Required work » Line by line, repeat the data below exactly, beginning at the first line and ending at the line with "(r1lbl) at (288,115.5)". Omit pictures.

Data excerpt »
* Begin *

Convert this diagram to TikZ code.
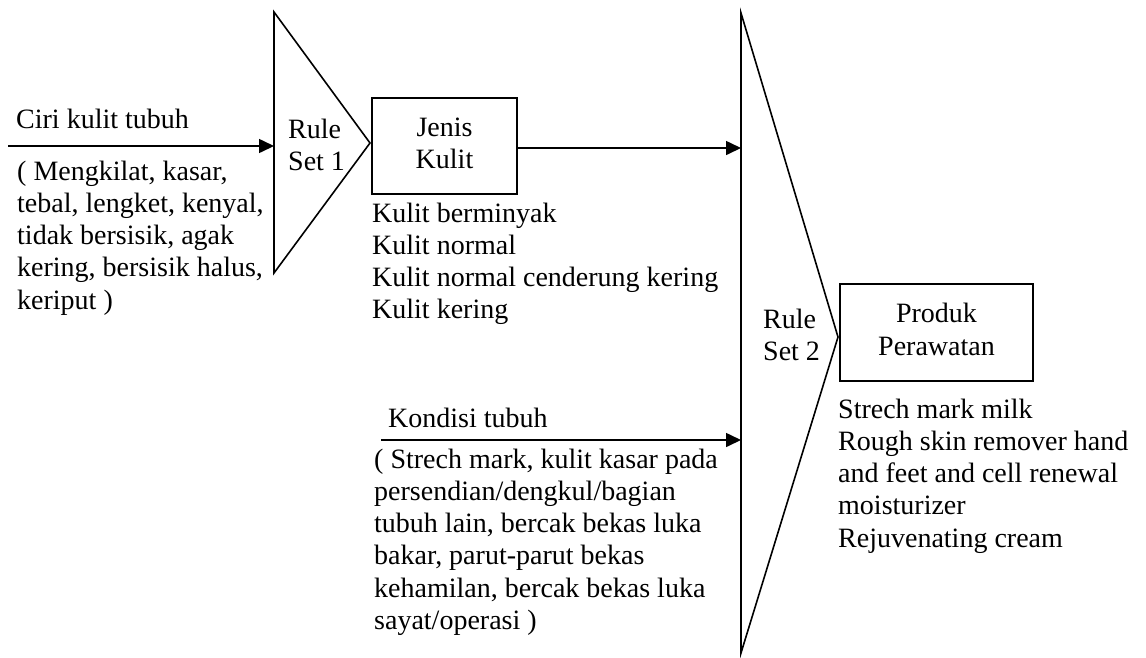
\documentclass[tikz,border=0pt]{standalone}
\usepackage{fontspec}
\setmainfont{Liberation Serif}
\usetikzlibrary{arrows.meta}
\begin{document}
\begin{tikzpicture}[x=1pt,y=-1pt,
  every node/.style={font=\fontsize{28}{32.2}\selectfont, inner sep=0pt},
  ln/.style={line width=1.6pt, line join=miter},
  flow/.style={ln, -{Triangle[length=15pt,width=14pt]}},
  box/.style={ln, draw, align=center},
  txt/.style={anchor=north west, align=left},
  lbl/.style={anchor=base west}]
\useasboundingbox (0,0) rectangle (1146,657);

% first rule set (triangle)
\coordinate (r1top) at (274,12);
\coordinate (r1tip) at (370,143);
\coordinate (r1bot) at (274,273);
\coordinate (r1in)  at (274,146);
\draw[ln] (r1top) -- (r1tip) -- (r1bot) -- cycle;
\node[txt] (r1lbl) at (288,115.5) {\strut Rule\\Set 1};

% second rule set (triangle)
\coordinate (r2top) at (741,13);
\coordinate (r2tip) at (838,337);
\coordinate (r2bot) at (741,653);
\coordinate (r2inA) at (741,148);
\coordinate (r2inB) at (741,440);
\draw[ln] (r2top) -- (r2tip) -- (r2bot) -- cycle;
\node[txt] (r2lbl) at (763,305.5) {\strut Rule\\Set 2};

% boxes
\node[box, minimum width=145pt, minimum height=96pt] (jenis) at (444.5,146)
  {\strut Jenis\\\strut Kulit};
\node[box, minimum width=193pt, minimum height=97pt] (produk) at (936.5,332.5)
  {\strut Produk\\\strut Perawatan};

% input: body skin features
\coordinate (inA) at (8,146);
\draw[flow] (inA) -- (r1in);
\node[lbl] (ciri) at (16,128) {Ciri kulit tubuh};
\node[txt] (ciriList) at (17,157.5) {\strut ( Mengkilat, kasar,\\tebal, lengket, kenyal,\\tidak bersisik, agak\\kering, bersisik halus,\\keriput )};

% skin type to second rule set
\draw[flow] (jenis.east |- r2inA) -- (r2inA);
\node[txt] (jenisList) at (372,199.5) {\strut Kulit berminyak\\Kulit normal\\Kulit normal cenderung kering\\Kulit kering};

% input: body condition
\coordinate (inB) at (381,440);
\draw[flow] (inB) -- (r2inB);
\node[lbl] (kondisi) at (388,427) {Kondisi tubuh};
\node[txt] (kondisiList) at (374,445.5) {\strut ( Strech mark, kulit kasar pada\\persendian/dengkul/bagian\\tubuh lain, bercak bekas luka\\bakar, parut-parut bekas\\kehamilan, bercak bekas luka\\sayat/operasi )};

% products
\node[txt] (produkList) at (838,395.5) {\strut Strech mark milk\\Rough skin remover hand\\and feet and cell renewal\\moisturizer\\Rejuvenating cream};
\end{tikzpicture}
\end{document}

* End *

Written answer »
Convert this diagram to TikZ code.
\documentclass[tikz,border=0pt]{standalone}
\usepackage{fontspec}
\setmainfont{Liberation Serif}
\usetikzlibrary{arrows.meta}
\begin{document}
\begin{tikzpicture}[x=1pt,y=-1pt,
  every node/.style={font=\fontsize{28}{32.2}\selectfont, inner sep=0pt},
  ln/.style={line width=1.6pt, line join=miter},
  flow/.style={ln, -{Triangle[length=15pt,width=14pt]}},
  box/.style={ln, draw, align=center},
  txt/.style={anchor=north west, align=left},
  lbl/.style={anchor=base west}]
\useasboundingbox (0,0) rectangle (1146,657);

% first rule set (triangle)
\coordinate (r1top) at (274,12);
\coordinate (r1tip) at (370,143);
\coordinate (r1bot) at (274,273);
\coordinate (r1in)  at (274,146);
\draw[ln] (r1top) -- (r1tip) -- (r1bot) -- cycle;
\node[txt] (r1lbl) at (288,115.5) {\strut Rule\\Set 1};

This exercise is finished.